Knowing Good and Evil is the culmination of more than a decade of conversations between Hanna and Roddy about putting their collective talents together. Time finally lined up last summer and fall, and the results will find the Mainstage at the Lied Education Center for the Arts April 25 through 28.

Both Hanna and Roddy are no strangers to big, original productions. Hanna has penned several symphonies and worked in collaboration with visual artists and Roddy has led the Creighton Dance Company through ambitious works like Giselle, this fall’s production, and the biennial staging of a Creighton favorite, The Nutcracker.

“Fred and I have always talked about doing something together,” Roddy says. “This became the moment and it’s quite a moment.”

While the stage overflows with flowering plants and animals, sun, moon and stars, the full orchestra and dance company, Hanna says amid it all are the devil’s wiles, opening questions of just what this figure is and what it looks like.

“Does the devil wear red with horns and carry a pitchfork?” Hanna says. “Or could the devil look like anyone else sitting next to you?

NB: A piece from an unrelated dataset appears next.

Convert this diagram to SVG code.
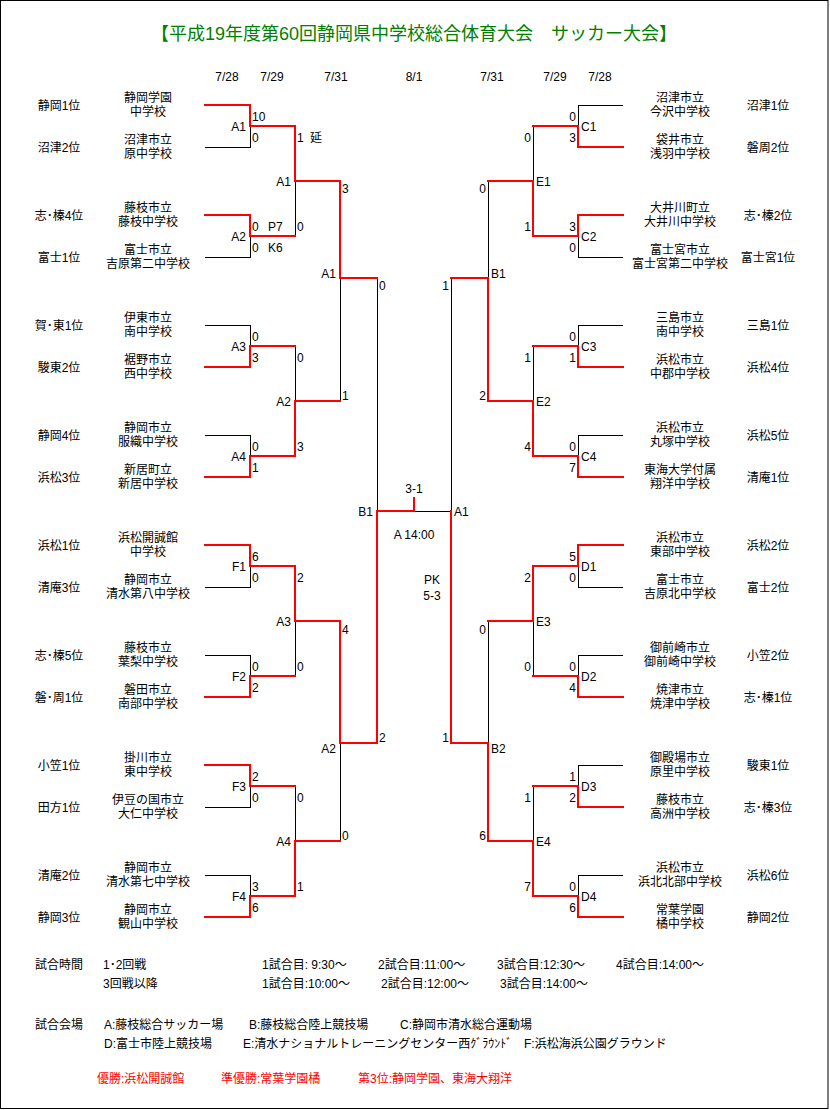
<svg xmlns="http://www.w3.org/2000/svg" width="830" height="1110" viewBox="0 0 830 1110">
<style>
text{font-family:"Liberation Sans","Noto Sans CJK JP",sans-serif;font-size:12px;fill:#000}
.m{text-anchor:middle}
.e{text-anchor:end}
.ttl{font-size:18px;fill:#008000;text-anchor:middle}
.red{fill:#ff0000}
.k{fill:none;stroke:#000;stroke-width:1}
.r{fill:none;stroke:#ff0000;stroke-width:2;stroke-linecap:square}
</style>
<rect x="0" y="0" width="830" height="1110" fill="#fff"/>
<rect x="0.5" y="0.5" width="827.5" height="1108" fill="none" stroke="#000" stroke-width="1"/>
<text id="title" class="ttl" x="414" y="40">【平成19年度第60回静岡県中学校総合体育大会　サッカー大会】</text>
<g id="dates" class="m">
<text class="m" x="227" y="81">7/28</text><text class="m" x="272" y="81">7/29</text><text class="m" x="336" y="81">7/31</text><text class="m" x="414" y="81">8/1</text>
<text class="m" x="492" y="81">7/31</text><text class="m" x="555" y="81">7/29</text><text class="m" x="600" y="81">7/28</text>
</g>
<g id="connectors" shape-rendering="crispEdges">
<path class="k" d="M205,147H250V126 M205,257H250V236 M205,325H250V346 M205,435H250V456 M205,587H250V566 M205,655H250V676 M205,807H250V786 M205,875H250V896
M295,236V181 M295,346V401 M295,676V621 M295,786V841 M340,401V278 M340,841V743 M377,278V511 M414,511H451
M623,105H578V126 M623,257H578V236 M623,325H578V346 M623,435H578V456 M623,587H578V566 M623,655H578V676 M623,765H578V786 M623,875H578V896
M533,126V181 M533,346V401 M533,676V621 M533,786V841 M488,181V278 M488,621V743 M451,278V511"/>
<path class="r" d="M205,105H250V126H295 M205,215H250V236H295 M205,367H250V346H295 M205,477H250V456H295 M205,545H250V566H295 M205,697H250V676H295 M205,765H250V786H295 M205,917H250V896H295
M295,126V181H340 M295,456V401H340 M295,566V621H340 M295,896V841H340 M340,181V278H377 M340,621V743H377 M377,743V511H414V498
M623,147H578V126H533 M623,215H578V236H533 M623,367H578V346H533 M623,477H578V456H533 M623,545H578V566H533 M623,697H578V676H533 M623,807H578V786H533 M623,917H578V896H533
M533,236V181H488 M533,456V401H488 M533,566V621H488 M533,896V841H488 M488,401V278H451 M488,841V743H451 M451,743V511"/>
</g>
<g id="teams-left">
<g id="L1"><text class="m" x="59" y="110">静岡1位</text><text class="m" x="148" y="102">静岡学園</text><text class="m" x="148" y="116">中学校</text></g>
<g id="L2"><text class="m" x="59" y="152">沼津2位</text><text class="m" x="148" y="144">沼津市立</text><text class="m" x="148" y="158">原中学校</text></g>
<g id="L3"><text class="m" x="59" y="220">志･榛4位</text><text class="m" x="148" y="212">藤枝市立</text><text class="m" x="148" y="226">藤枝中学校</text></g>
<g id="L4"><text class="m" x="59" y="262">富士1位</text><text class="m" x="148" y="254">富士市立</text><text class="m" x="148" y="268">吉原第二中学校</text></g>
<g id="L5"><text class="m" x="59" y="330">賀･東1位</text><text class="m" x="148" y="322">伊東市立</text><text class="m" x="148" y="336">南中学校</text></g>
<g id="L6"><text class="m" x="59" y="372">駿東2位</text><text class="m" x="148" y="364">裾野市立</text><text class="m" x="148" y="378">西中学校</text></g>
<g id="L7"><text class="m" x="59" y="440">静岡4位</text><text class="m" x="148" y="432">静岡市立</text><text class="m" x="148" y="446">服織中学校</text></g>
<g id="L8"><text class="m" x="59" y="482">浜松3位</text><text class="m" x="148" y="474">新居町立</text><text class="m" x="148" y="488">新居中学校</text></g>
<g id="L9"><text class="m" x="59" y="550">浜松1位</text><text class="m" x="148" y="542">浜松開誠館</text><text class="m" x="148" y="556">中学校</text></g>
<g id="L10"><text class="m" x="59" y="592">清庵3位</text><text class="m" x="148" y="584">静岡市立</text><text class="m" x="148" y="598">清水第八中学校</text></g>
<g id="L11"><text class="m" x="59" y="660">志･榛5位</text><text class="m" x="148" y="652">藤枝市立</text><text class="m" x="148" y="666">葉梨中学校</text></g>
<g id="L12"><text class="m" x="59" y="702">磐･周1位</text><text class="m" x="148" y="694">磐田市立</text><text class="m" x="148" y="708">南部中学校</text></g>
<g id="L13"><text class="m" x="59" y="770">小笠1位</text><text class="m" x="148" y="762">掛川市立</text><text class="m" x="148" y="776">東中学校</text></g>
<g id="L14"><text class="m" x="59" y="812">田方1位</text><text class="m" x="148" y="804">伊豆の国市立</text><text class="m" x="148" y="818">大仁中学校</text></g>
<g id="L15"><text class="m" x="59" y="880">清庵2位</text><text class="m" x="148" y="872">静岡市立</text><text class="m" x="148" y="886">清水第七中学校</text></g>
<g id="L16"><text class="m" x="59" y="922">静岡3位</text><text class="m" x="148" y="914">静岡市立</text><text class="m" x="148" y="928">観山中学校</text></g>
</g>
<g id="teams-right">
<g id="R1"><text class="m" x="768" y="110">沼津1位</text><text class="m" x="680" y="102">沼津市立</text><text class="m" x="680" y="116">今沢中学校</text></g>
<g id="R2"><text class="m" x="768" y="152">磐周2位</text><text class="m" x="680" y="144">袋井市立</text><text class="m" x="680" y="158">浅羽中学校</text></g>
<g id="R3"><text class="m" x="768" y="220">志･榛2位</text><text class="m" x="680" y="212">大井川町立</text><text class="m" x="680" y="226">大井川中学校</text></g>
<g id="R4"><text class="m" x="768" y="262">富士宮1位</text><text class="m" x="680" y="254">富士宮市立</text><text class="m" x="680" y="268">富士宮第二中学校</text></g>
<g id="R5"><text class="m" x="768" y="330">三島1位</text><text class="m" x="680" y="322">三島市立</text><text class="m" x="680" y="336">南中学校</text></g>
<g id="R6"><text class="m" x="768" y="372">浜松4位</text><text class="m" x="680" y="364">浜松市立</text><text class="m" x="680" y="378">中郡中学校</text></g>
<g id="R7"><text class="m" x="768" y="440">浜松5位</text><text class="m" x="680" y="432">浜松市立</text><text class="m" x="680" y="446">丸塚中学校</text></g>
<g id="R8"><text class="m" x="768" y="482">清庵1位</text><text class="m" x="680" y="474">東海大学付属</text><text class="m" x="680" y="488">翔洋中学校</text></g>
<g id="R9"><text class="m" x="768" y="550">浜松2位</text><text class="m" x="680" y="542">浜松市立</text><text class="m" x="680" y="556">東部中学校</text></g>
<g id="R10"><text class="m" x="768" y="592">富士2位</text><text class="m" x="680" y="584">富士市立</text><text class="m" x="680" y="598">吉原北中学校</text></g>
<g id="R11"><text class="m" x="768" y="660">小笠2位</text><text class="m" x="680" y="652">御前崎市立</text><text class="m" x="680" y="666">御前崎中学校</text></g>
<g id="R12"><text class="m" x="768" y="702">志･榛1位</text><text class="m" x="680" y="694">焼津市立</text><text class="m" x="680" y="708">焼津中学校</text></g>
<g id="R13"><text class="m" x="768" y="770">駿東1位</text><text class="m" x="680" y="762">御殿場市立</text><text class="m" x="680" y="776">原里中学校</text></g>
<g id="R14"><text class="m" x="768" y="812">志･榛3位</text><text class="m" x="680" y="804">藤枝市立</text><text class="m" x="680" y="818">高洲中学校</text></g>
<g id="R15"><text class="m" x="768" y="880">浜松6位</text><text class="m" x="680" y="872">浜松市立</text><text class="m" x="680" y="886">浜北北部中学校</text></g>
<g id="R16"><text class="m" x="768" y="922">静岡2位</text><text class="m" x="680" y="914">常葉学園</text><text class="m" x="680" y="928">橘中学校</text></g>
</g>
<g id="matches-left-r1">
<g id="mA1"><text class="e" x="246" y="131">A1</text><text x="252" y="121">10</text><text x="252" y="142">0</text></g>
<g id="mA2"><text class="e" x="246" y="241">A2</text><text x="252" y="231">0</text><text x="268" y="231">P7</text><text x="252" y="252">0</text><text x="268" y="252">K6</text></g>
<g id="mA3"><text class="e" x="246" y="351">A3</text><text x="252" y="341">0</text><text x="252" y="362">3</text></g>
<g id="mA4"><text class="e" x="246" y="461">A4</text><text x="252" y="451">0</text><text x="252" y="472">1</text></g>
<g id="mF1"><text class="e" x="246" y="571">F1</text><text x="252" y="561">6</text><text x="252" y="582">0</text></g>
<g id="mF2"><text class="e" x="246" y="681">F2</text><text x="252" y="671">0</text><text x="252" y="692">2</text></g>
<g id="mF3"><text class="e" x="246" y="791">F3</text><text x="252" y="781">2</text><text x="252" y="802">0</text></g>
<g id="mF4"><text class="e" x="246" y="901">F4</text><text x="252" y="891">3</text><text x="252" y="912">6</text></g>
</g>
<g id="matches-left-r2">
<g id="mA1b"><text class="e" x="291" y="186">A1</text><text x="297" y="142">1</text><text x="310" y="142">延</text><text x="297" y="231">0</text></g>
<g id="mA2b"><text class="e" x="291" y="406">A2</text><text x="297" y="362">0</text><text x="297" y="451">3</text></g>
<g id="mA3b"><text class="e" x="291" y="626">A3</text><text x="297" y="582">2</text><text x="297" y="671">0</text></g>
<g id="mA4b"><text class="e" x="291" y="846">A4</text><text x="297" y="802">0</text><text x="297" y="891">1</text></g>
</g>
<g id="matches-left-r3">
<g id="mA1c"><text class="e" x="336" y="278">A1</text><text x="342" y="193">3</text><text x="342" y="400">1</text></g>
<g id="mA2c"><text class="e" x="336" y="753">A2</text><text x="342" y="634">4</text><text x="342" y="840">0</text></g>
<g id="mB1"><text class="e" x="373" y="516">B1</text><text x="379" y="290">0</text><text x="379" y="742">2</text></g>
</g>
<g id="final">
<text class="m" x="414" y="493">3-1</text>
<text class="m" x="414" y="539">A 14:00</text>
<text class="m" x="432" y="584">PK</text>
<text class="m" x="432" y="600">5-3</text>
</g>
<g id="matches-right-r1">
<g id="mC1"><text x="581" y="131">C1</text><text class="e" x="576" y="121">0</text><text class="e" x="576" y="142">3</text></g>
<g id="mC2"><text x="581" y="241">C2</text><text class="e" x="576" y="231">3</text><text class="e" x="576" y="252">0</text></g>
<g id="mC3"><text x="581" y="351">C3</text><text class="e" x="576" y="341">0</text><text class="e" x="576" y="362">1</text></g>
<g id="mC4"><text x="581" y="461">C4</text><text class="e" x="576" y="451">0</text><text class="e" x="576" y="472">7</text></g>
<g id="mD1"><text x="581" y="571">D1</text><text class="e" x="576" y="561">5</text><text class="e" x="576" y="582">0</text></g>
<g id="mD2"><text x="581" y="681">D2</text><text class="e" x="576" y="671">0</text><text class="e" x="576" y="692">4</text></g>
<g id="mD3"><text x="581" y="791">D3</text><text class="e" x="576" y="781">1</text><text class="e" x="576" y="802">2</text></g>
<g id="mD4"><text x="581" y="901">D4</text><text class="e" x="576" y="891">0</text><text class="e" x="576" y="912">6</text></g>
</g>
<g id="matches-right-r2">
<g id="mE1"><text x="536" y="186">E1</text><text class="e" x="531" y="142">0</text><text class="e" x="531" y="231">1</text></g>
<g id="mE2"><text x="536" y="406">E2</text><text class="e" x="531" y="362">1</text><text class="e" x="531" y="451">4</text></g>
<g id="mE3"><text x="536" y="626">E3</text><text class="e" x="531" y="582">2</text><text class="e" x="531" y="671">0</text></g>
<g id="mE4"><text x="536" y="846">E4</text><text class="e" x="531" y="802">1</text><text class="e" x="531" y="891">7</text></g>
</g>
<g id="matches-right-r3">
<g id="mB1r"><text x="491" y="278">B1</text><text class="e" x="486" y="193">0</text><text class="e" x="486" y="400">2</text></g>
<g id="mB2r"><text x="491" y="753">B2</text><text class="e" x="486" y="634">0</text><text class="e" x="486" y="840">6</text></g>
<g id="mA1r"><text x="454" y="516">A1</text><text class="e" x="449" y="290">1</text><text class="e" x="449" y="742">1</text></g>
</g>
<g id="notes">
<text x="35" y="969">試合時間</text>
<text x="103" y="969">1･2回戦</text>
<text x="262" y="969">1試合目: 9:30～</text>
<text x="378" y="969">2試合目:11:00～</text>
<text x="497" y="969">3試合目:12:30～</text>
<text x="616" y="969">4試合目:14:00～</text>
<text x="103" y="988">3回戦以降</text>
<text x="262" y="988">1試合目:10:00～</text>
<text x="381" y="988">2試合目:12:00～</text>
<text x="500" y="988">3試合目:14:00～</text>
<text x="35" y="1029">試合会場</text>
<text x="104" y="1029">A:藤枝総合サッカー場</text>
<text x="249" y="1029">B:藤枝総合陸上競技場</text>
<text x="400" y="1029">C:静岡市清水総合運動場</text>
<text x="104" y="1048">D:富士市陸上競技場</text>
<text x="243" y="1048">E:清水ナショナルトレーニングセンター西ｸﾞﾗｳﾝﾄﾞ</text>
<text x="524" y="1048">F:浜松海浜公園グラウンド</text>
<text class="red" x="97" y="1083">優勝:浜松開誠館</text>
<text class="red" x="221" y="1083">準優勝:常葉学園橘</text>
<text class="red" x="358" y="1083">第3位:静岡学園、東海大翔洋</text>
</g>
</svg>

Is this just everyone’s feel-good production number or is there some torment? And that’s the second act.”

Writing the score in large chunks of time over the summer, Hanna says he turned eagerly to the work and saw it unfolding in dance in the theater of his mind. He shared bits and pieces with students, who continue to anticipate what the full production will look and sound like.

Roddy, on the other hand, has kept some of his choreography a bit nebulous, hoping to tease out of students new and different reactions to the music and movements.

“I like to be a little dramatic,” he says. “That’s where the confidence in our dancers comes in. Confidence to see it, to feel it and be moved by it without my input. We’re going to have the planets coming into existence on stage. It’s a lot. How could I possibly explain that?”